The General Secretary of the SLFP has been given a State Ministry of Batik and Handlooms.
But she appeared optimistic that 16 SLFP members had won seats. “We got much fewer nominations, but almost everyone who contested won,” she claimed.
“They had a hard time, as the SLPP members campaigned against them,” she said. “Mostly it was the members who had left the SLFP and joined the SLPP,” she said.
Kumaratunga also bemoaned the fact that the United National Party (UNP) had also lost badly.
“Today the UNP has broken up and its pieces are lying everywhere,” she said.

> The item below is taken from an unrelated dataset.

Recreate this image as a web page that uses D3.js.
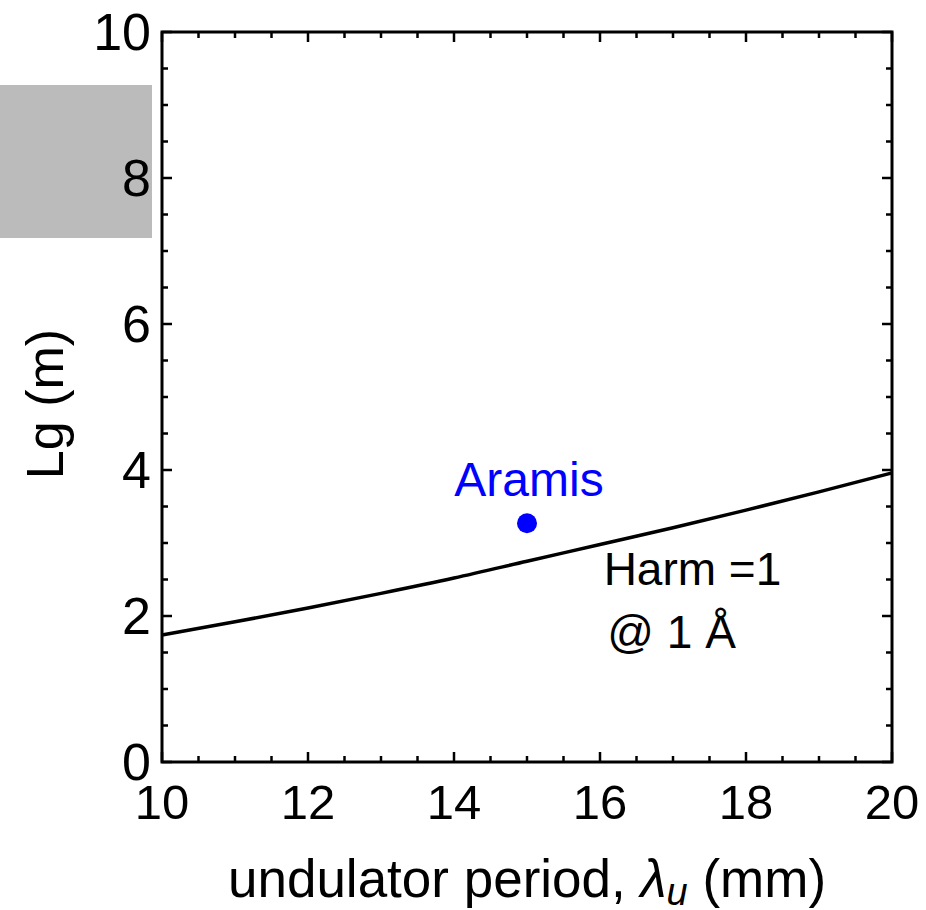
<!DOCTYPE html>
<html>
<head>
<meta charset="utf-8">
<script src="https://cdn.jsdelivr.net/npm/d3@7"></script>
<style>
  body { margin: 0; background: #fff; }
  svg text { font-family: "Liberation Sans", Arial, sans-serif; }
</style>
</head>
<body>
<svg id="chart"></svg>
<script>
var width = 926,
    height = 910,
    margin = {
        top: 32,
        left: 162,
        right: 34,
        bottom: 148
    }

// undulator period (mm) vs gain length (m), harmonic 1 @ 1 A
var periods = [10, 11, 12, 13, 14, 15, 16, 17, 18, 19, 20]
var gainLength = [1.74, 1.92, 2.11, 2.31, 2.52, 2.75, 2.98, 3.21, 3.45, 3.70, 3.96]
var aramis = { period: 15, lg: 3.27, name: "Aramis" }
var xTicks = [10, 12, 14, 16, 18, 20]
var yTicks = [0, 2, 4, 6, 8, 10]
var xMinor = d3.range(10, 20.01, 0.5)
var yMinor = d3.range(0, 10.01, 0.5)

var w = width - margin.left - margin.right,
    h = height - margin.top - margin.bottom

var svg = d3.select("#chart")
    .attr("width", width)
    .attr("height", height)

var xScale = d3.scaleLinear().domain([10, 20]).range([0, w])
var yScale = d3.scaleLinear().domain([0, 10]).range([h, 0])

// grey patch on the left edge
svg.append("rect")
    .attr("x", 0).attr("y", 85)
    .attr("width", 152).attr("height", 153)
    .attr("fill", "#bbbbbb")

var g = svg.append("g")
    .attr("transform", "translate(" + margin.left + "," + margin.top + ")")

function tickLen(v, majors) {
    return majors.indexOf(+v.toFixed(2)) >= 0 ? 10 : 6
}

// ticks on all four sides, pointing in
g.selectAll(".xtick-b").data(xMinor).enter().append("line")
    .attr("x1", d => xScale(d)).attr("x2", d => xScale(d))
    .attr("y1", h).attr("y2", d => h - tickLen(d, xTicks))
    .attr("stroke", "#000").attr("stroke-width", 2.5)
g.selectAll(".xtick-t").data(xMinor).enter().append("line")
    .attr("x1", d => xScale(d)).attr("x2", d => xScale(d))
    .attr("y1", 0).attr("y2", d => tickLen(d, xTicks))
    .attr("stroke", "#000").attr("stroke-width", 2.5)
g.selectAll(".ytick-l").data(yMinor).enter().append("line")
    .attr("y1", d => yScale(d)).attr("y2", d => yScale(d))
    .attr("x1", 0).attr("x2", d => tickLen(d, yTicks))
    .attr("stroke", "#000").attr("stroke-width", 2.5)
g.selectAll(".ytick-r").data(yMinor).enter().append("line")
    .attr("y1", d => yScale(d)).attr("y2", d => yScale(d))
    .attr("x1", w).attr("x2", d => w - tickLen(d, yTicks))
    .attr("stroke", "#000").attr("stroke-width", 2.5)

// frame
g.append("rect")
    .attr("width", w).attr("height", h)
    .attr("fill", "none").attr("stroke", "#000").attr("stroke-width", 3)

// tick labels
g.selectAll(".xlab").data(xTicks).enter().append("text")
    .attr("x", d => xScale(d)).attr("y", h + 57)
    .attr("text-anchor", "middle")
    .attr("font-size", 49)
    .text(d => d)
g.selectAll(".ylab").data(yTicks).enter().append("text")
    .attr("x", -11).attr("y", d => yScale(d))
    .attr("dy", "0.34em")
    .attr("text-anchor", "end")
    .attr("font-size", 52)
    .text(d => d)

// curve
var line = d3.line()
    .x((d, i) => xScale(periods[i]))
    .y(d => yScale(d))
    .curve(d3.curveMonotoneX)
g.append("path")
    .datum(gainLength)
    .attr("d", line)
    .attr("fill", "none").attr("stroke", "#000").attr("stroke-width", 3.5)

// Aramis point
g.append("circle")
    .attr("cx", xScale(aramis.period)).attr("cy", yScale(aramis.lg))
    .attr("r", 10).attr("fill", "#0000ff")
g.append("text")
    .attr("x", xScale(aramis.period) + 2).attr("y", yScale(aramis.lg) - 27)
    .attr("text-anchor", "middle")
    .attr("font-size", 48)
    .attr("fill", "#0000ff")
    .text(aramis.name)

// annotation
g.append("text")
    .attr("x", xScale(16.05)).attr("y", yScale(2.42))
    .attr("font-size", 46)
    .text("Harm =1")
g.append("text")
    .attr("x", xScale(16.1)).attr("y", yScale(1.56))
    .attr("font-size", 46)
    .text("@ 1 Å")

// axis titles
var xt = svg.append("text")
    .attr("x", margin.left + w / 2).attr("y", 897)
    .attr("text-anchor", "middle")
    .attr("font-size", 53)
xt.append("tspan").text("undulator period, ")
xt.append("tspan").attr("font-style", "italic").text("λ")
xt.append("tspan").attr("font-style", "italic").attr("font-size", 38).attr("dy", 8).text("u")
xt.append("tspan").attr("dy", -8).text(" (mm)")

svg.append("text")
    .attr("transform", "translate(63," + (margin.top + h / 2 + 7) + ") rotate(-90)")
    .attr("text-anchor", "middle")
    .attr("font-size", 52)
    .text("Lg (m)")
</script>
</body>
</html>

“It is sad that the UNP and the SLFP the two oldest and strongest parties in the country that safeguarded democracy in this country for so long have met this fate,” she said.
The Opposition is extremely weak as they have no strong leader, she said.
“It has been proved that a party with a strong leader can win elections. I don’t agree with Mahinda Rajapaksa’s policies or his way of doing things, but he is a strong leader.”
She says today’s politics has reduced the relationship the citizen has with their leaders to one that everybody has to kneel down before those in power to beg for what is rightfully theirs.
“After they have skinned their knees and can’t kneel down anymore they will get nothing.”
Despite her criticism, Kumaratunga ruled out an active role in politics for her in the future.
“The last time they dragged me back to build a coalition to make a change. But the two people that were put in charge to ensure that change took place destroyed that completely.”